Example Vectorization
Suppose our entire vocabulary consists of exactly 4 words: ["cat", "dog", "barks", "meows"]
| Word | cat (Idx 0) | dog (Idx 1) | barks (Idx 2) | meows (Idx 3) | Vector Representation |
|---|---|---|---|---|---|
| cat | 1 | 0 | 0 | 0 | [1, 0, 0, 0] |
| dog | 0 | 1 | 0 | 0 | [0, 1, 0, 0] |
| barks | 0 | 0 | 1 | 0 | [0, 0, 1, 0] |
| meows | 0 | 0 | 0 | 1 | [0, 0, 0, 1] |
Pros
- Extremely easy to understand and implement.
- Requires no parameter tuning or statistical training.
- Works well for very small vocabularies.
Cons (Why it fails)
- Sparsity: If your language has 50,000 words, every vector is 49,999 zeros and one '1'. This wastes massive memory!
- No Semantics: "Cat" and "Dog" are mathematically completely perpendicular (orthogonal). Their dot product is 0. The model doesn't know they are both pets.
- No Context: You lose the sequential order of words.
Python Implementation using Scikit-Learn
from sklearn.preprocessing import OneHotEncoder
import numpy as np
# 1. Define our vocabulary documents
words = np.array([['cat'], ['dog'], ['barks'], ['meows']])
# 2. Initialize the encoder (sparse=False returns a dense array for readability)
encoder = OneHotEncoder(sparse_output=False)
# 3. Fit and transform the words
one_hot_vectors = encoder.fit_transform(words)
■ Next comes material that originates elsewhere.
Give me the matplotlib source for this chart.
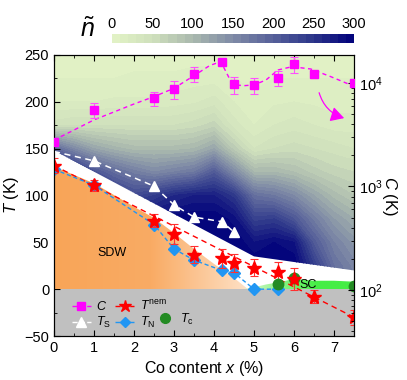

# Display the categories and their vectors
print("Vocabulary Categories:", encoder.categories_[0])
print("\nVectors:")
for i, word in enumerate(words):
print(f"{word[0]:<6} -> {one_hot_vectors[i]}")
'''
Output:
Vocabulary Categories: ['barks' 'cat' 'dog' 'meows']
Vectors:
cat -> [0. 1. 0. 0.]
dog -> [0. 0. 1. 0.]
barks -> [1. 0. 0. 0.]
meows -> [0. 0. 0. 1.]
'''